Chapter One ROSEBUD Maybe Rosebud was something he couldn''t get or something he lost. Anyway, it wouldn''t have explained anything. I don''t think any word can explain a man''s life. No, I guess Rosebud is just a piece in a jigsaw puzzle, a missing piece. --Citizen Kane As a young boy, Herman Mankiewicz found himself in trouble nearly every day, and for one infraction or another, he often found himself virtually imprisoned in his room to think about what he had done. It was practically an afternoon ritual. But as he later told a psychoanalyst in Hollywood, what remained most vivid about those enforced solitary confinements was not the thought he gave to his alleged misdeeds or any shame over having committed these dastardly acts, or even the deep and profound rage at his father (or, less frequently, mother) for the enforced exile, though the anger was severe indeed and would remain with him forever, but the exquisite feelings he felt in being alone, the sights he saw and the smells and sounds that surrounded him outside his window in New York City. Most of all what he remembered was a powerful, almost primal urge to share those feelings with the whole world.


He thought that if he were somehow able to convert his actual, entire experience--the orange tint of the afternoon sun on the bricks on the building opposite his window, the sound of a breeze, the snapping sound of the lines of laundry in the tenement courtyard--into something the whole world could also feel, life would be worth living.
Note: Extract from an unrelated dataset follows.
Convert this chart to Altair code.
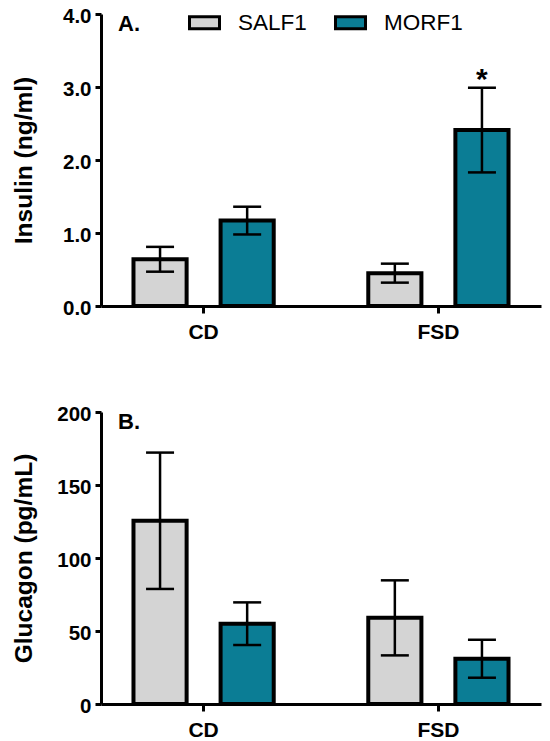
import altair as alt
import pandas as pd

FONT = "Liberation Sans"

diets = ["CD", "FSD"]
strains = ["SALF1", "MORF1"]
bar_colors = ["#d4d4d4", "#0b7d95"]

insulin_salf1 = [0.64, 0.45]
insulin_salf1_err = [0.17, 0.13]
insulin_morf1 = [1.17, 2.41]
insulin_morf1_err = [0.19, 0.58]
insulin_morf1_sig = ["", "*"]

glucagon_salf1 = [125.5, 59.0]
glucagon_salf1_err = [46.7, 25.7]
glucagon_morf1 = [55.0, 31.0]
glucagon_morf1_err = [14.6, 13.0]

insulin_ticks = [0, 1, 2, 3, 4]
glucagon_ticks = [0, 50, 100, 150, 200]


def build(s_vals, s_err, m_vals, m_err, m_sig=None):
    rows = []
    for i, d in enumerate(diets):
        rows.append(dict(diet=d, strain="SALF1", value=s_vals[i],
                         lo=s_vals[i] - s_err[i], hi=s_vals[i] + s_err[i], sig=""))
        rows.append(dict(diet=d, strain="MORF1", value=m_vals[i],
                         lo=m_vals[i] - m_err[i], hi=m_vals[i] + m_err[i],
                         sig=(m_sig[i] if m_sig else "")))
    return pd.DataFrame(rows)


def panel(df, ytitle, ymax, ticks, fmt, letter, legend):
    x = alt.X("diet:N", sort=diets, title=None,
              scale=alt.Scale(paddingInner=0.258, paddingOuter=0.066),
              axis=alt.Axis(labelAngle=0, tickSize=7, labelPadding=8,
                            labelFontSize=21, labelFont=FONT, labelFontWeight="bold",
                            labelColor="black", domainColor="black", domainWidth=3,
                            tickColor="black", tickWidth=3))
    xo = alt.XOffset("strain:N", sort=strains,
                     scale=alt.Scale(paddingInner=0.39, paddingOuter=0.195))
    yaxis = alt.Axis(values=ticks, format=fmt, grid=False, tickSize=6, labelPadding=4,
                     labelOffset=2,
                     labelFontSize=20.5, labelFont=FONT, labelFontWeight="bold",
                     labelColor="black", domainColor="black", domainWidth=3,
                     tickColor="black", tickWidth=3, titleFont=FONT,
                     titleFontSize=24.5, titleFontWeight="bold", titleColor="black",
                     minExtent=45, titlePadding=20)
    yscale = alt.Scale(domain=[0, ymax], nice=False)
    base = alt.Chart(df)
    bars = base.mark_bar(stroke="black", strokeWidth=4).encode(
        x=x, xOffset=xo,
        y=alt.Y("value:Q", scale=yscale, title=ytitle, axis=yaxis),
        fill=alt.Fill("strain:N", sort=strains,
                      scale=alt.Scale(domain=strains, range=bar_colors),
                      legend=legend),
    )
    err = base.mark_rule(color="black", strokeWidth=2.5).encode(
        x=x, xOffset=xo,
        y=alt.Y("lo:Q", scale=yscale, title=ytitle, axis=yaxis), y2="hi:Q")
    cap_hi = base.mark_tick(color="black", thickness=2.5, size=28, opacity=1).encode(
        x=x, xOffset=xo, y=alt.Y("hi:Q", scale=yscale, title=ytitle, axis=yaxis))
    cap_lo = base.mark_tick(color="black", thickness=2.5, size=28, opacity=1).encode(
        x=x, xOffset=xo, y=alt.Y("lo:Q", scale=yscale, title=ytitle, axis=yaxis))
    star = base.mark_text(font=FONT, fontSize=30, fontWeight="bold", color="black",
                          baseline="alphabetic", dy=1).encode(
        x=x, xOffset=xo, y=alt.Y("hi:Q", scale=yscale, title=ytitle, axis=yaxis),
        text="sig:N")
    lab = alt.Chart(pd.DataFrame({"t": [letter]})).mark_text(
        font=FONT, fontSize=22, fontWeight="bold", color="black",
        align="left", baseline="alphabetic").encode(
        x=alt.value(17), y=alt.value(17), text="t:N")
    return alt.layer(bars, err, cap_hi, cap_lo, star, lab).properties(width=440, height=292)


legend = alt.Legend(orient="none", legendX=87, legendY=-8, direction="horizontal",
                    title=None, symbolType="M-1,-0.4H1V0.4H-1Z", symbolSize=900,
                    symbolStrokeColor="black", symbolStrokeWidth=3, symbolOpacity=1,
                    labelFontSize=22.5, labelFont=FONT, labelColor="black",
                    labelOffset=17, columnPadding=22, padding=0)

df_ins = build(insulin_salf1, insulin_salf1_err, insulin_morf1, insulin_morf1_err,
               insulin_morf1_sig)
df_glu = build(glucagon_salf1, glucagon_salf1_err, glucagon_morf1, glucagon_morf1_err)

top = panel(df_ins, "Insulin (ng/ml)", 4, insulin_ticks, ".1f", "A.", legend)
bottom = panel(df_glu, "Glucagon (pg/mL)", 200, glucagon_ticks, "d", "B.", None)

chart = alt.vconcat(top, bottom, spacing=62).resolve_scale(fill="independent").properties(
    padding={"left": 3, "top": -2, "right": 1, "bottom": 3}
).configure_view(stroke=None)

chart.save("out.html", embed_options={"renderer": "svg", "actions": False})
Anything else would be a misery. To share this life, he thought, to get the world to see through his eyes--that was all he wanted in the world, but to his young mind it was also quite obviously an impossibility. How could one will the entire world to see what he saw? The situation made him deeply depressed. So while Herman Mankiewicz later said that there was no better time to be born in New York City than 1897, he was equally convinced in the first few years of his life that he would rather have been anywhere else in the world. As well as a deep and urgent need to get the world to share his vision, the feeling of being in not quite the right spot was one that he would grow, painfully familiar with throughout his life. But what Herman didn''t know, at least not in so many words, was that the trait was an inherited one, passed from generation to generation like blue eyes in a Norwegian family or red hair in a Scottish one, the not-quite-belonging trait, Mankiewiczian to the core. It was what Herman woke to every morning of his young life in New York City.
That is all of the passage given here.